А во дворце сгустилась очень напряженная атмосфера. С одной стороны, молодой Император сильно переживал из-за смерти своего отца, по утрам его часто видели с раскрасневшимися глазами и растрепанными волосами, бредущего из отцовской библиотеки, где он проводил бессонные ночи. Но с другой стороны, молодой Император прекрасно осознавал, какая власть ему досталась в наследство. И он горел желанием сесть на трон и продолжить дело своего отца. Несколько раз я присутствовал в его комнате, когда молодой Император, забывшись, неожиданно замирал перед окном или склонившись за рабочим столом, начинал бормотать:
«Власть мне дана не просто так. Бог видит, что я смогу управлять Империей не хуже своего отца. Я стану достойным преемником. Современники будут слагать обо мне хвалебные оды, а люди будущего вспоминать меня, как пример для подражания… и поклонения…» И еще много подобного.
Император рвался к власти, но не как собака рвется к цели, а скорее, как садовник с нетерпением ждет утра, чтобы вернуться в сад. Он не хотел ломать и крушить, чтобы строить на обломках что-то свое, но хотел ухаживать и оберегать то, что вырастил его отец. И, по возможности, привнести много нового, современного, своего. У молодого Императора были грандиознее планы.
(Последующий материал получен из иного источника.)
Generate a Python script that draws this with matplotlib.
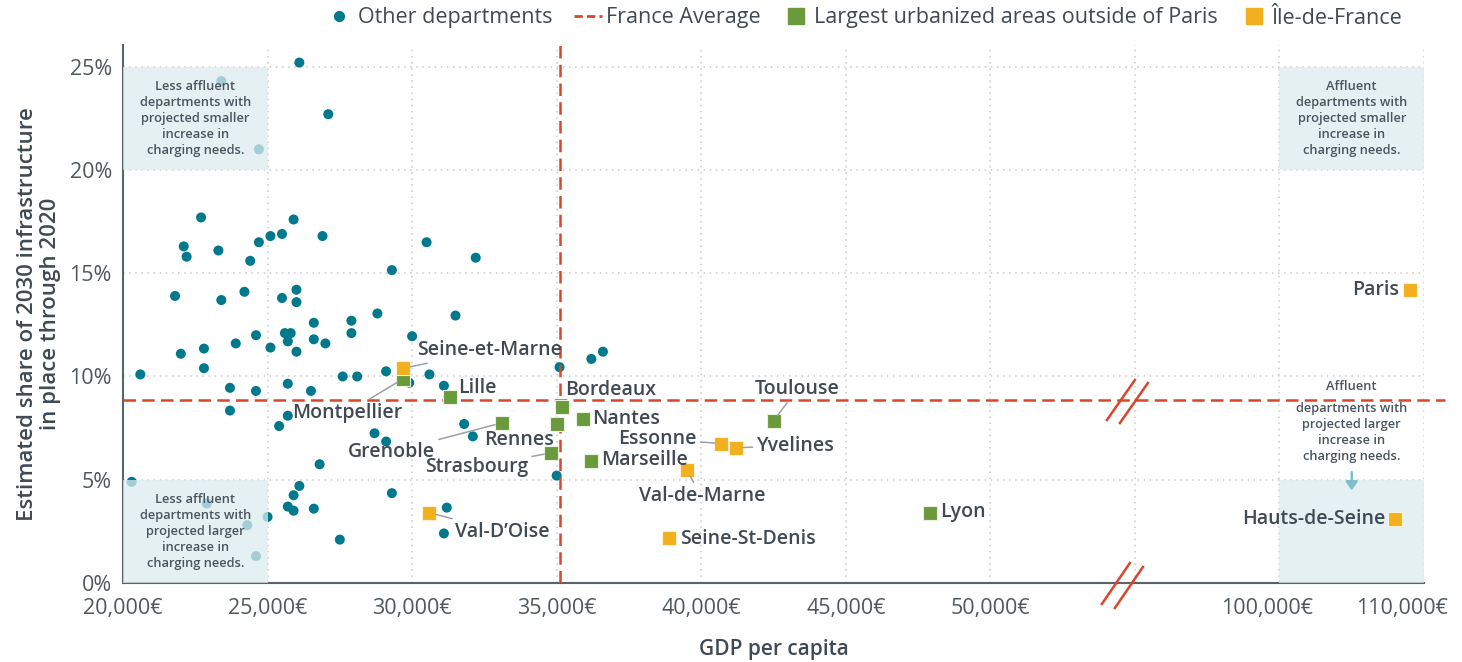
import matplotlib
matplotlib.use("Agg")
import matplotlib.pyplot as plt
import matplotlib.transforms as mtransforms
from matplotlib.lines import Line2D
import numpy as np

# ---------------- data ----------------
other_gdp = [22700, 25900, 22100, 22200, 23300, 24700, 25100, 25500, 24400, 26900,
             21800, 23400, 24200, 25500, 26000, 26000, 26600, 27900, 27900, 24600,
             25600, 25800, 25700, 26600, 27000, 23900, 25100, 26000, 22000, 22800,
             22800, 20600, 27600, 28100, 23700, 24600, 25700, 26500, 23700, 25700,
             25400, 26800, 26100, 25900, 25700, 25900, 26600, 27500, 20300, 22900,
             25000, 24300, 24600, 23400, 24700, 26100, 27100, 30500, 32200, 29300,
             28800, 31500, 30000, 29100, 30600, 29900, 31100, 35100, 36200, 36600,
             31800, 32100, 28700, 29100, 29300, 31200, 31100, 35000]
other_share = [17.7, 17.6, 16.3, 15.8, 16.1, 16.5, 16.8, 16.9, 15.6, 16.8,
               13.9, 13.7, 14.1, 13.8, 14.2, 13.6, 12.6, 12.7, 12.1, 12.0,
               12.1, 12.1, 11.7, 11.8, 11.6, 11.6, 11.4, 11.2, 11.1, 11.35,
               10.4, 10.1, 10.0, 10.0, 9.45, 9.3, 9.65, 9.3, 8.35, 8.1,
               7.6, 5.75, 4.7, 4.25, 3.7, 3.5, 3.6, 2.1, 4.9, 3.85,
               3.2, 2.8, 1.3, 24.3, 21.0, 25.2, 22.7, 16.5, 15.75, 15.15,
               13.05, 12.95, 11.95, 10.25, 10.1, 9.7, 9.55, 10.45, 10.85, 11.2,
               7.7, 7.1, 7.25, 6.85, 4.35, 3.65, 2.4, 5.2]

urban_names = ["Montpellier", "Lille", "Grenoble", "Rennes", "Strasbourg",
               "Bordeaux", "Nantes", "Marseille", "Toulouse", "Lyon"]
urban_gdp = [29700, 31300, 33100, 35000, 34800, 35200, 35900, 36200, 42500, 47900]
urban_share = [9.9, 9.0, 7.75, 7.7, 6.3, 8.5, 7.95, 5.9, 7.85, 3.4]

idf_names = ["Seine-et-Marne", "Val-D’Oise", "Essonne", "Yvelines",
             "Val-de-Marne", "Seine-St-Denis", "Paris", "Hauts-de-Seine"]
idf_gdp = [29700, 30600, 40700, 41200, 39500, 38900, 109000, 108000]
idf_share = [10.4, 3.4, 6.75, 6.55, 5.45, 2.2, 14.2, 3.1]

france_avg_gdp = 35100
france_avg_share = 8.86

x_ticks = [20000, 25000, 30000, 35000, 40000, 45000, 50000, 100000, 110000]
x_tick_labels = ["20,000€", "25,000€", "30,000€", "35,000€", "40,000€",
                 "45,000€", "50,000€", "100,000€", "110,000€"]
x_break = 55000
y_ticks = [0, 5, 10, 15, 20, 25]
y_tick_labels = ["0%", "5%", "10%", "15%", "20%", "25%"]

legend_labels = ["Other departments", "France Average",
                 "Largest urbanized areas outside of Paris", "Île-de-France"]

# ---------------- style ----------------
TEAL = "#00798c"
GREEN = "#6b9a3c"
ORANGE = "#f2b01e"
RED = "#d8472b"
TXT = "#3f4a54"
TICK = "#50585f"
BOX = "#dbebee"
GRID = "#c9c9c9"

plt.rcParams["font.family"] = ["Open Sans", "DejaVu Sans"]

# broken axis: compress 55k..100k, and 100k..110k at half scale
_src = [-1e6, 55000, 100000, 1e6]
_dst = [-1e6, 55000, 60000, 510000]


def fwd(x):
    return np.interp(np.asarray(x, float), _src, _dst)


def inv(x):
    return np.interp(np.asarray(x, float), _dst, _src)


W, H = 1462, 662
fig = plt.figure(figsize=(W / 100, H / 100), dpi=100)
ax = fig.add_axes([123 / W, 79 / H, (1424 - 123) / W, (583 - 45) / H])
ax.set_xscale("function", functions=(fwd, inv))
ax.set_xlim(20000, 110000)
ax.set_ylim(0, 26.05)

# grid
ax.set_xticks(x_ticks)
ax.set_xticklabels(x_tick_labels)
ax.set_xticks([x_break], minor=True)
ax.set_yticks(y_ticks)
ax.set_yticklabels(y_tick_labels)
ax.grid(True, which="both", color=GRID, linestyle=(0, (1, 3)), lw=1.1, zorder=0)
ax.set_axisbelow(True)
ax.tick_params(axis="both", which="both", length=0, colors=TICK, labelsize=15.5)
ax.tick_params(axis="x", pad=11)
ax.tick_params(axis="y", pad=8)
for sp in ("top", "right"):
    ax.spines[sp].set_visible(False)
for sp in ("left", "bottom"):
    ax.spines[sp].set_color("#5b636a")
    ax.spines[sp].set_linewidth(1.5)

# shift the last two tick labels a little to the left (as in the reference)
for lbl, dx in zip(ax.get_xticklabels()[-2:], (-12, -22)):
    lbl.set_transform(lbl.get_transform() +
                      mtransforms.ScaledTranslation(dx / 100, 0, fig.dpi_scale_trans))

# other departments
ax.scatter(other_gdp, other_share, s=52, color=TEAL, edgecolor="none", zorder=2)

# quadrant boxes (drawn over dots, so dots underneath appear faded)
for (x0, x1, y0, y1) in [(20000, 25000, 20, 25), (20000, 25000, 0, 5),
                         (100000, 110000, 20, 25), (100000, 110000, 0, 5)]:
    ax.fill_between([x0, x1], y0, y1, color=BOX, alpha=0.75, lw=0, zorder=3)

box_kw = dict(ha="center", va="center", fontsize=9.3, fontweight=600,
              color="#4a555f", linespacing=1.3, zorder=6)
ax.text(22500, 22.5, "Less affluent\ndepartments with\nprojected smaller\nincrease in\ncharging needs.", **box_kw)
ax.text(22500, 2.5, "Less affluent\ndepartments with\nprojected larger\nincrease in\ncharging needs.", **box_kw)
ax.text(105000, 22.5, "Affluent\ndepartments with\nprojected smaller\nincrease in\ncharging needs.", **box_kw)
ax.text(105000, 9.5, "Affluent", **box_kw)
ax.text(105000, 7.3, "departments with\nprojected larger\nincrease in\ncharging needs.", **box_kw)
ax.annotate("", xy=(105000, 4.35), xytext=(105000, 5.5),
            arrowprops=dict(arrowstyle="-|>,head_width=0.35,head_length=0.5",
                            color="#7fbfcb", lw=1.8), zorder=6)

# France average lines
ax.axvline(france_avg_gdp, color=RED, lw=1.8, ls=(0, (5, 2.5)), zorder=4)
ax.axhline(france_avg_share, xmin=0, xmax=1.016, color=RED, lw=1.8,
           ls=(0, (5, 2.5)), zorder=4, clip_on=False)

# labelled groups
ax.scatter(urban_gdp, urban_share, s=95, marker="s", color=GREEN,
           edgecolor="#e9f1e0", lw=0.8, zorder=5)
ax.scatter(idf_gdp, idf_share, s=95, marker="s", color=ORANGE,
           edgecolor="#fff3d6", lw=0.8, zorder=5)

# label layout: (dx px, dy px, ha, leader)
layout = {
    "Seine-et-Marne": (14, 18, "left", True),
    "Montpellier": (-56, -34, "center", True),
    "Lille": (8, 9, "left", False),
    "Grenoble": (-67, -29, "right", True),
    "Rennes": (-3, -16, "right", False),
    "Strasbourg": (-23, -14, "right", True),
    "Bordeaux": (3, 17, "left", False),
    "Nantes": (9, 0, "left", False),
    "Marseille": (10, 1, "left", False),
    "Toulouse": (24, 32, "center", True),
    "Essonne": (-25, 5, "right", True),
    "Yvelines": (21, 2, "left", True),
    "Val-de-Marne": (15, -26, "center", True),
    "Seine-St-Denis": (11, -1, "left", False),
    "Val-D’Oise": (26, -19, "left", True),
    "Lyon": (11, 1, "left", False),
    "Paris": (-10, 0, "right", False),
    "Hauts-de-Seine": (-10, 0, "right", False),
}
for names, gs, ss in ((urban_names, urban_gdp, urban_share),
                      (idf_names, idf_gdp, idf_share)):
    for n, g, s in zip(names, gs, ss):
        dx, dy, ha, leader = layout[n]
        kw = {}
        if leader:
            kw["arrowprops"] = dict(arrowstyle="-", color="#9aa1a7", lw=1.1,
                                    shrinkA=1, shrinkB=5)
        ax.annotate(n, xy=(g, s), xytext=(dx, dy), textcoords="offset pixels",
                    ha=ha, va="center", fontsize=14, fontweight=600,
                    color=TXT, zorder=7, **kw)

# axis labels
ax.set_xlabel("GDP per capita", fontsize=15, fontweight=600, color=TXT, labelpad=14)
ax.set_ylabel("Estimated share of 2030 infrastructure\nin place through 2020",
              fontsize=16, fontweight=600, color=TXT, labelpad=6, linespacing=1.1)

# axis-break marks
fig.canvas.draw()
for anchor, segs in (((x_break, france_avg_share), [((-28, -20), (0, 20)), ((-15, -23), (13, 17))]),
                     ((x_break, 0), [((-33, -21), (-5, 20)), ((-20, -25), (8, 16))])):
    ax0, ay0 = ax.transData.transform(anchor)
    for (p, q) in segs:
        fig.add_artist(Line2D([ax0 + p[0], ax0 + q[0]], [ay0 + p[1], ay0 + q[1]],
                              transform=mtransforms.IdentityTransform(),
                              color=RED, lw=1.8, zorder=10))

# legend
handles = [
    Line2D([], [], marker="o", ls="", color=TEAL, ms=7),
    Line2D([], [], color=RED, lw=2, ls=(0, (3, 1.5))),
    Line2D([], [], marker="s", ls="", color=GREEN, ms=11),
    Line2D([], [], marker="s", ls="", color=ORANGE, ms=11),
]
leg = fig.legend(handles, legend_labels, loc="center", bbox_to_anchor=(864 / W, 1 - 18 / H),
                 ncol=4, frameon=False, fontsize=15.5, handletextpad=0.2,
                 columnspacing=1.0, handlelength=1.3)
for t in leg.get_texts():
    t.set_color(TXT)

fig.savefig("out.png", dpi=100)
На лето следующего года было намечено строительство первой железной дороги, из имперской казны выделили деньги на разработку летающего аппарата, который смог бы перевозить людей из одного города в другой. В самой столице планировалось построить подземный город, где можно было бы размещать рестораны, игорные дома, магазины. Я видел пухлые папки с новыми проектами, которыми был завален стол молодого Императора. И он тратил ночи, на изучение, чтобы утром дать добро или, наоборот, отказать. Еще до коронации стало понятно, что Империя находится в состоянии активного роста. Жизнь вокруг стонала от напряжения, витающего в самом воздухе. Каждый чувствовал желание расти, расти, расти!